I would say you need at least three things: (1) a physics textbook with some EE emphasis to get the fundamental physics (again?), (2) a circuit theory book to transform the physical knowledge to reading circuits and (3) some resource to transform the circuit theory to working PCB designs.

(1) and (2) are easy to come by (digital or in book form) and any moderately recent textbook you can pick up at a second hand store should suffice. I like physical books but YMMV. I learned using [1] and [2]. More recently, there are high-quality videos but I think it is better to get a book and then search for additional help on the topics you don't understand from the textbook explanation.

(3) is more difficult. This kind of experience can be obtained from lab exercises in a university or work experience. Unfortunately, it is very difficult to point to a single book or video resource because there are so many directions. Here are some things that may help, I tried to organize them from easy to difficult. You may need to spend a little money (<$100) in hardware in total.

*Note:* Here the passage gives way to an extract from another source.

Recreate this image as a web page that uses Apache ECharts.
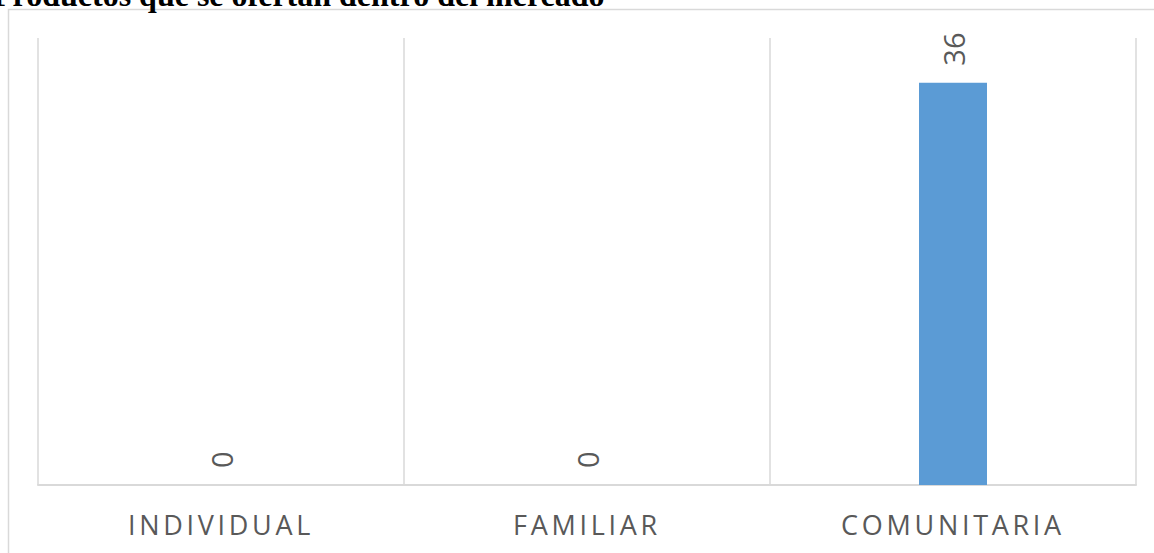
<!DOCTYPE html>
<html>
<head>
<meta charset="utf-8">
<script src="https://cdn.jsdelivr.net/npm/echarts@6/dist/echarts.min.js"></script>
<style>
    html, body { margin: 0; padding: 0; background: #fff; }
    #main { width: 1154px; height: 553px; }
    /* separación de letras de las categorías, como en el original */
    #main text[fill="#595959"][text-anchor="middle"] { letter-spacing: 3.7px; }
</style>
</head>
<body>
<div id="main"></div>
<script>
// datos del gráfico
const titulo = 'Productos que se ofertan dentro del mercado';
const categorias = ['INDIVIDUAL', 'FAMILIAR', 'COMUNITARIA'];
const valores = [0, 0, 36];

const myChart = echarts.init(document.getElementById('main'), null, { renderer: 'svg' });
myChart.setOption({
    animation: false,
    title: {
        text: titulo,
        left: -12,
        top: -26,
        textStyle: {
            fontFamily: 'Liberation Serif',
            fontWeight: 'bold',
            fontSize: 32,
            color: '#000'
        }
    },
    // marco gris del área del gráfico
    graphic: [{
        type: 'rect',
        silent: true,
        shape: { x: 8.5, y: 9.5, width: 1300, height: 700 },
        style: { fill: 'none', stroke: '#d9d9d9', lineWidth: 1.5 }
    }],
    grid: {
        left: 38,
        right: 18,
        top: 38,
        bottom: 68,
        containLabel: false
    },
    xAxis: {
        type: 'category',
        data: categorias,
        axisLine: { show: true, lineStyle: { color: '#d9d9d9', width: 2 } },
        axisTick: { show: false },
        splitLine: { show: true, lineStyle: { color: '#d9d9d9', width: 1.5 } },
        axisLabel: {
            margin: 26,
            color: '#595959',
            fontFamily: 'Open Sans',
            fontSize: 27
        }
    },
    yAxis: {
        type: 'value',
        min: 0,
        max: 40,
        show: false,
        splitLine: { show: false }
    },
    series: [{
        type: 'bar',
        data: valores,
        barWidth: 68,
        itemStyle: { color: '#5b9bd5' },
        label: {
            show: true,
            position: 'top',
            distance: 17,
            rotate: 90,
            align: 'left',
            verticalAlign: 'middle',
            color: '#595959',
            fontFamily: 'Open Sans',
            fontSize: 29
        }
    }]
});
</script>
</body>
</html>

Then, there is the programming side. This is most often in some C-flavor for microcontrollers so dust off your knowledge on that (or follow one of a million blogposts on Google if you're stuck).

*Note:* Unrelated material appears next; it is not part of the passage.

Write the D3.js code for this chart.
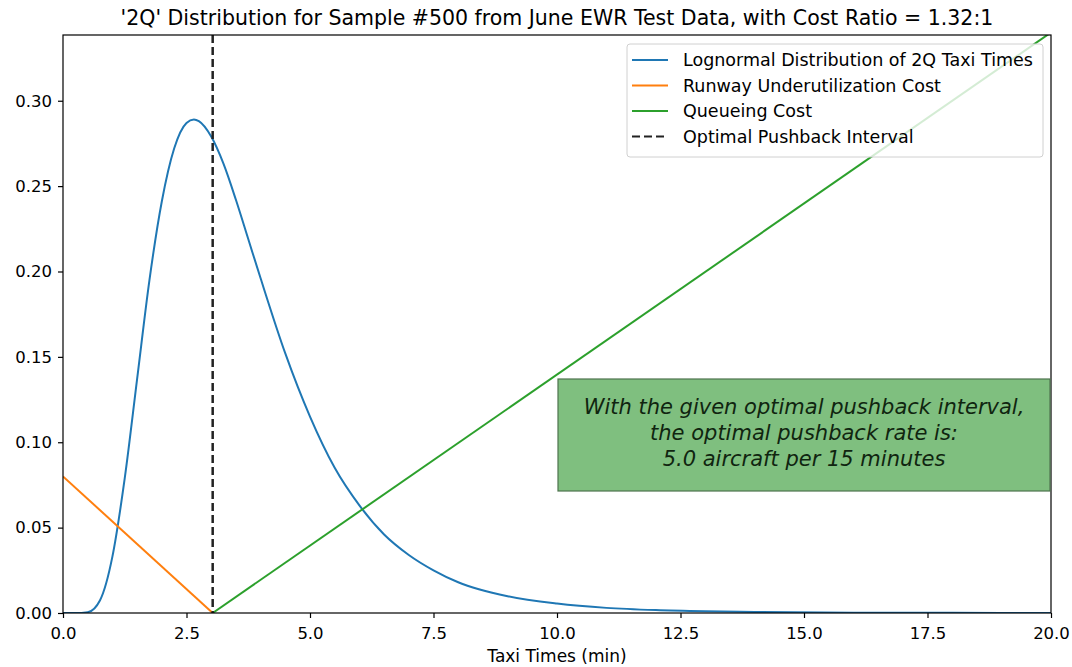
<!DOCTYPE html>
<html>
<head>
<meta charset="utf-8">
<script src="https://cdn.jsdelivr.net/npm/d3@7"></script>
<style>
  body { margin: 0; background: #fff; }
  text { font-family: "DejaVu Sans", sans-serif; }
</style>
</head>
<body>
<svg id="chart" width="1072" height="667"></svg>
<script>
// values
var taxiTimes = [0, 0.25, 0.5, 0.75, 1.0, 1.25, 1.5, 1.75, 2.0, 2.25, 2.5, 2.65, 2.75, 3.0, 3.25, 3.5, 3.75,
    4.0, 4.5, 5.0, 5.5, 6.0, 6.5, 7.0, 7.5, 8.0, 9.0, 10, 11, 12, 13, 14, 16, 18, 20];
var density = [0, 0, 0.0005, 0.0075, 0.033, 0.079, 0.137, 0.195, 0.241, 0.272, 0.287, 0.289, 0.288, 0.279, 0.263, 0.242, 0.219,
    0.196, 0.152, 0.115, 0.085, 0.063, 0.046, 0.034, 0.025, 0.018, 0.0098, 0.0055, 0.003, 0.0017, 0.001, 0.0006, 0.0002, 0.0001, 0];
var optimalInterval = 3.03;
var underutilX = [0, optimalInterval];
var underutilY = [0.08, 0];
var queueX = [optimalInterval, 20];
var queueY = [0, 0.34];
var xTicks = [0, 2.5, 5, 7.5, 10, 12.5, 15, 17.5, 20];
var yTicks = [0, 0.05, 0.10, 0.15, 0.20, 0.25, 0.30];
var legendLabels = ["Lognormal Distribution of 2Q Taxi Times", "Runway Underutilization Cost",
    "Queueing Cost", "Optimal Pushback Interval"];
var noteLines = ["With the given optimal pushback interval,", "the optimal pushback rate is:",
    "5.0 aircraft per 15 minutes"];

var svg = d3.select("#chart");
var margin = {left: 63, right: 21, top: 35, bottom: 54};
var width = 1072 - margin.left - margin.right;
var height = 667 - margin.top - margin.bottom;

var x = d3.scaleLinear().domain([0, 20]).range([0, width]);
var y = d3.scaleLinear().domain([0, 0.3385]).range([height, 0]);

var g = svg.append("g").attr("transform", "translate(" + margin.left + "," + margin.top + ")");

g.append("clipPath").attr("id", "plotclip")
    .append("rect").attr("width", width).attr("height", height);

var plot = g.append("g").attr("clip-path", "url(#plotclip)");

var line = d3.line()
    .x(function (d) { return x(d[0]); })
    .y(function (d) { return y(d[1]); });

plot.append("path")
    .datum(d3.zip(taxiTimes, density))
    .attr("d", line.curve(d3.curveMonotoneX))
    .attr("fill", "none")
    .attr("stroke", "#1f77b4")
    .attr("stroke-width", 2);

line.curve(d3.curveLinear);

plot.append("path")
    .datum(d3.zip(underutilX, underutilY))
    .attr("d", line)
    .attr("fill", "none")
    .attr("stroke", "#ff7f0e")
    .attr("stroke-width", 2);

plot.append("path")
    .datum(d3.zip(queueX, queueY))
    .attr("d", line)
    .attr("fill", "none")
    .attr("stroke", "#2ca02c")
    .attr("stroke-width", 2);

plot.append("line")
    .attr("x1", x(optimalInterval)).attr("x2", x(optimalInterval))
    .attr("y1", 0).attr("y2", height)
    .attr("stroke", "#222")
    .attr("stroke-width", 2.5)
    .attr("stroke-dasharray", "8,4");

// axes
var xAxis = g.append("g")
    .attr("transform", "translate(0," + height + ")")
    .call(d3.axisBottom(x).tickValues(xTicks).tickFormat(d3.format(".1f")).tickSizeOuter(0).tickSize(5));
var yAxis = g.append("g")
    .call(d3.axisLeft(y).tickValues(yTicks).tickFormat(d3.format(".2f")).tickSizeOuter(0).tickSize(5));

[xAxis, yAxis].forEach(function (ax) {
    ax.select(".domain").remove();
    ax.selectAll(".tick line").attr("stroke", "#000").attr("stroke-width", 1.2);
    ax.selectAll(".tick text")
        .attr("fill", "#000")
        .attr("font-size", 16.5)
        .attr("font-family", "DejaVu Sans, sans-serif");
});
xAxis.selectAll(".tick text").attr("dy", "1.09em");
yAxis.selectAll(".tick text").attr("x", -11);

// frame
g.append("rect")
    .attr("width", width).attr("height", height)
    .attr("fill", "none")
    .attr("stroke", "#000")
    .attr("stroke-width", 1.2);

// title and axis label
svg.append("text")
    .attr("x", margin.left + width / 2).attr("y", 25)
    .attr("text-anchor", "middle")
    .attr("font-size", 20.5)
    .attr("fill", "#000")
    .text("'2Q' Distribution for Sample #500 from June EWR Test Data, with Cost Ratio = 1.32:1");

svg.append("text")
    .attr("x", margin.left + width / 2).attr("y", 662)
    .attr("text-anchor", "middle")
    .attr("font-size", 17)
    .attr("fill", "#000")
    .text("Taxi Times (min)");

// legend
var legend = g.append("g").attr("transform", "translate(564,9)");
legend.append("rect")
    .attr("width", 416).attr("height", 113)
    .attr("rx", 3)
    .attr("fill", "#fff").attr("fill-opacity", 0.8)
    .attr("stroke", "#d0d0d0");

var legendStyles = [
    {color: "#1f77b4", dash: null},
    {color: "#ff7f0e", dash: null},
    {color: "#2ca02c", dash: null},
    {color: "#222", dash: "8,4"}
];

var items = legend.selectAll("g.item")
    .data(legendLabels)
    .enter().append("g")
    .attr("class", "item")
    .attr("transform", function (d, i) { return "translate(0," + (16 + i * 25.5) + ")"; });

items.append("line")
    .attr("x1", 5).attr("x2", 41)
    .attr("stroke", function (d, i) { return legendStyles[i].color; })
    .attr("stroke-width", 2)
    .attr("stroke-dasharray", function (d, i) { return legendStyles[i].dash; });

items.append("text")
    .attr("x", 56).attr("dy", "0.35em")
    .attr("font-size", 17.5)
    .attr("fill", "#000")
    .text(function (d) { return d; });

// annotation box
var note = g.append("g").attr("transform", "translate(495,344)");
note.append("rect")
    .attr("width", 492).attr("height", 112)
    .attr("fill", "#7fbf7f")
    .attr("stroke", "#4d734d")
    .attr("stroke-width", 1.2);
note.selectAll("text")
    .data(noteLines)
    .enter().append("text")
    .attr("x", 246)
    .attr("y", function (d, i) { return 28 + i * 26; })
    .attr("dy", "0.35em")
    .attr("text-anchor", "middle")
    .attr("font-size", 21)
    .attr("font-style", "italic")
    .attr("fill", "#102510")
    .text(function (d) { return d; });
</script>
</body>
</html>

- Get a Raspberry Pi and attach some sensors to it. There are many manufacturers of Pi-compatible stuff. Try to use the low-level functionality of RPi because it will be useful for future microcontroller projects.

- Use your Raspberry Pi with some generic sensor PCB that is not specifically RPi compatible.

- Related to above: learn about datasheets of microcontrollers. Learn that a microcontroller needs quite some external components to function (try to understand why). Learn how to program the microcontroller (extra hardware may be necessary)

- Try to mimic one of the sensor boards you got with your own PCB+microcontroller design. Maybe you can extend its functionality if you design it? Design your own PCB: integrate microcontroller, sensor, crystal, power supply+regulator, etc.

- If you want to get more fancy, you will need to spend more money, unfortunately, but in general the components are very cheap. Maybe try to get a Bluetooth chip and two Raspberry Pi's or two custom microcontroller boards to communicate? Or get a WiFi chip to communicate with your computer? Bluetooth light switch (careful with mains power!)?

- Someone else mentioned the EEV YouTube channel. Great content in general (although I can't vouch for all videos). It's nice to watch some and try to Google more information based on what interests you.

[1] "Physics for Scientists and Engineers" (now that I searched the title, I realize there are many books with the same title, from my short glances they all seem pretty equal, but I am sorry I can't remember the authors of my book)

[2] "Basic Engineering Circuit Analysis", Irwin & Nelms, see https://www.wileyplus.com/engineering-and-materials-science/... (I have a much older version)

Ok, so @itcrowd has some very good questions that the answers will definitely guide the resources recommended to you. However, it may be difficult to answer as a thoughtful and complete answer to each question, for you, will depend on you knowing some stuff already.

So on that note, a great place for you to start figuring out what you want to do with EE is to watch Dave Jones over on the EEVBlog YT channel (https://www.youtube.com/watch?v=6a-jcaTn170), then go and join the EEVBlog forum.

Some good playlists to start off with: 1) https://www.youtube.com/playlist?list=PLvOlSehNtuHtWlH0UOZNt... 2) https://www.youtube.com/playlist?list=PL3C5D963B695411B6 3) https://www.youtube.com/playlist?list=PLEB166338AC3AA2F5 4) https://www.youtube.com/playlist?list=PLvOlSehNtuHugqRHdt46S... 5) https://www.youtube.com/playlist?list=PLvOlSehNtuHu2FviAaZai...

This is only scratching the surface, enjoy!